Sauser chose item c as his number one because, “the others don’t add anything in the next 18 months,” he said. “Even if it’s a half dozen units, I want to see increased capacity in 18 months.”
Sauser mentioned the fact that the Town has spent about $9 million dollars on the parcel and other expenditures and has seen zero additional units as a result. At that price the town could have purchased about 90 condos at market rate.
The list of infrastructure action items was as follows:
a. Invest in pavement rehabilitation, replacement, and expansion (roads, multi-use pathways, sidewalks and parks)
b. Implement the Airport Capital Improvement Program (ACIP) with near term projects under construction (Airport Ramp, Safety Elements, and pavement improvements)
c. Focused (whatever that means)implementation of capital projects that support facilities to advance approved plans (Walk-Bike-Ride, Downtown Revitalization, Housing Action Plan, Mobility Element, General Plan, etc.)
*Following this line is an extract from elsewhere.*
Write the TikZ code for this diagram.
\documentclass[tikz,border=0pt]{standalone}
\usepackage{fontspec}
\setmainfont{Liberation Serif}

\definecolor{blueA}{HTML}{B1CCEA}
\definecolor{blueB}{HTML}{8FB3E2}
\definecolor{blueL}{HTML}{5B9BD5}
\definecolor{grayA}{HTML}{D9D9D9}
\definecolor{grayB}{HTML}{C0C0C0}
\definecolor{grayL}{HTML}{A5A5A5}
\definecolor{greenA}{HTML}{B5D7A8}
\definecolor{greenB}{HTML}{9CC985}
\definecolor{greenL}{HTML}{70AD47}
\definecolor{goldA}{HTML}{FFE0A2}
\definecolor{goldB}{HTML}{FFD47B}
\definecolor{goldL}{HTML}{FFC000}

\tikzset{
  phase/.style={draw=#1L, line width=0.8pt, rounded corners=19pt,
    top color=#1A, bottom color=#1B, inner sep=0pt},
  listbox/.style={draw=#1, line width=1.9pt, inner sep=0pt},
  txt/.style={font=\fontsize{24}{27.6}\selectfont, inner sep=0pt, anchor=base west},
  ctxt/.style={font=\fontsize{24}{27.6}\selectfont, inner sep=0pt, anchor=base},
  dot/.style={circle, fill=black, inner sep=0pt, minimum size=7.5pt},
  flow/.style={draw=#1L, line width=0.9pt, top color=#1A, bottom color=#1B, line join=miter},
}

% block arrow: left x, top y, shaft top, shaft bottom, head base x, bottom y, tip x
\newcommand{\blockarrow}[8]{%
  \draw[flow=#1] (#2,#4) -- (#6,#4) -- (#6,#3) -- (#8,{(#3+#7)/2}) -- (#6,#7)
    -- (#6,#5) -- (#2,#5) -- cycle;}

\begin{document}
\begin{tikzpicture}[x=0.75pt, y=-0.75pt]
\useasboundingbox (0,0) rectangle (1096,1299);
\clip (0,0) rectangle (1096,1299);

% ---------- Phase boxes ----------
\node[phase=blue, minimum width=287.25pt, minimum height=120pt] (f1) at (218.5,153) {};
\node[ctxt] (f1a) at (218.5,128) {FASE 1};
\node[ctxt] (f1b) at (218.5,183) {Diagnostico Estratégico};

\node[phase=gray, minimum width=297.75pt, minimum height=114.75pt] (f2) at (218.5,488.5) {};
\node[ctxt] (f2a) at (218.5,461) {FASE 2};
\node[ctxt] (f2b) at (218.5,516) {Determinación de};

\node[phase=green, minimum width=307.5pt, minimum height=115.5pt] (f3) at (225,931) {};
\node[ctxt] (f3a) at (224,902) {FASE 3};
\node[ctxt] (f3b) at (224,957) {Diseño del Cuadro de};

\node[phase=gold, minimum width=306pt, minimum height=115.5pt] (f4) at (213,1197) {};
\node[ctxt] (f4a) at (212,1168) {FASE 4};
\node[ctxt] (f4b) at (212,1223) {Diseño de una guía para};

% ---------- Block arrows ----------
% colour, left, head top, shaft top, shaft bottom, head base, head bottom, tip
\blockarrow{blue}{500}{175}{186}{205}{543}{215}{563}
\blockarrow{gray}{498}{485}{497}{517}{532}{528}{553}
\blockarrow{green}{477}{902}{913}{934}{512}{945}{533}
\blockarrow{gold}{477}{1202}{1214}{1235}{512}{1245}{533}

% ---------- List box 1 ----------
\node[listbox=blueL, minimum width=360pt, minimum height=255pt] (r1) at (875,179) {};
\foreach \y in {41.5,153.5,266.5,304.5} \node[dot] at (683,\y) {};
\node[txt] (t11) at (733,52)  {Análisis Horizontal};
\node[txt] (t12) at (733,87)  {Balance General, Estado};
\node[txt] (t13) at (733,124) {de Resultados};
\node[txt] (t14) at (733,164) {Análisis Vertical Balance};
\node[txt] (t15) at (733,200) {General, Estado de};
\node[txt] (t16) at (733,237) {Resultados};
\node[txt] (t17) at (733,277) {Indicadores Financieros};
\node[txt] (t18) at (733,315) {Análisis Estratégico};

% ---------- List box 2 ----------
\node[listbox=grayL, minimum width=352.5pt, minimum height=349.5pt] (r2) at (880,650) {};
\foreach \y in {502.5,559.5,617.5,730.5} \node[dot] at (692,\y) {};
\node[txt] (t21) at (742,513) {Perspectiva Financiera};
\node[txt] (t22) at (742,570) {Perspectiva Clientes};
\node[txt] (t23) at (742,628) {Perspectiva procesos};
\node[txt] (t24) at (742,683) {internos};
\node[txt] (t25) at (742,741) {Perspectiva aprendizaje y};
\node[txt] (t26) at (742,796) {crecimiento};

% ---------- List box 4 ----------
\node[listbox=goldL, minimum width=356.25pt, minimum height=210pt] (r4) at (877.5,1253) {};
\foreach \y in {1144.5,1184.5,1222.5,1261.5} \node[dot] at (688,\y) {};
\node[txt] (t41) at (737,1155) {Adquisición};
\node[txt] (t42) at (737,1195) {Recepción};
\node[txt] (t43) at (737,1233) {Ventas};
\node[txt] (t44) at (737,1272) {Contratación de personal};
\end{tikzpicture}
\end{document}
Councilmembers came to a consensus that items a and c are simply core services of the town, and shouldn’t be included on this action item list. Core services are essentially mandated, and therefore don’t need to be prioritized.
Since the others are core services, the Councilmembers agreed that b could be the only top priority.
A victory for High School Geometry!
a. Development and approval of integrated Solid Waste Program and Services to be implemented through new franchise agreement, services agreements and innovation
b. Enhanced operational and long-term financial stability (reserves, revenue and expenditure management) achieved with retained bond ratings
c. Plan for new Public Safety Communications system is refined and funding options presented d. Increased level and diversity of police services (24/7 coverage, narcotics team, additional patrol)
Most of the councilmembers felt that item b, financial stability, was too broad and belonged in the list of core services.
Wentworth said that his number one priority was solid waste. “We’ll get bit bad if we don’t take care of that,” he said of the impending Benton landfill closure. Soon Mammoth Lakes will have to ship its waste to Nevada.
Salcido said that c, a new safety communications service was her top priority.
Hoff and Sauser agreed that police services was the top priority, but disagreed over which aspect of police services. Hoff said that 24/7 service is her priority. Sauser said that, ”for good or for bad, I know this town, and I think a narcotics team is the number one priority.”
Hoff joked, “Of course the biggest guy in the room doesn’t worry about 24/7 services. Nobody is gonna knock down your door.”
Chief of Police Al Davis said that 24/7 services is his top priority. He added that with current staffing the police department could have an officer on duty 24/7, it just needs to adjust its scheduling policy.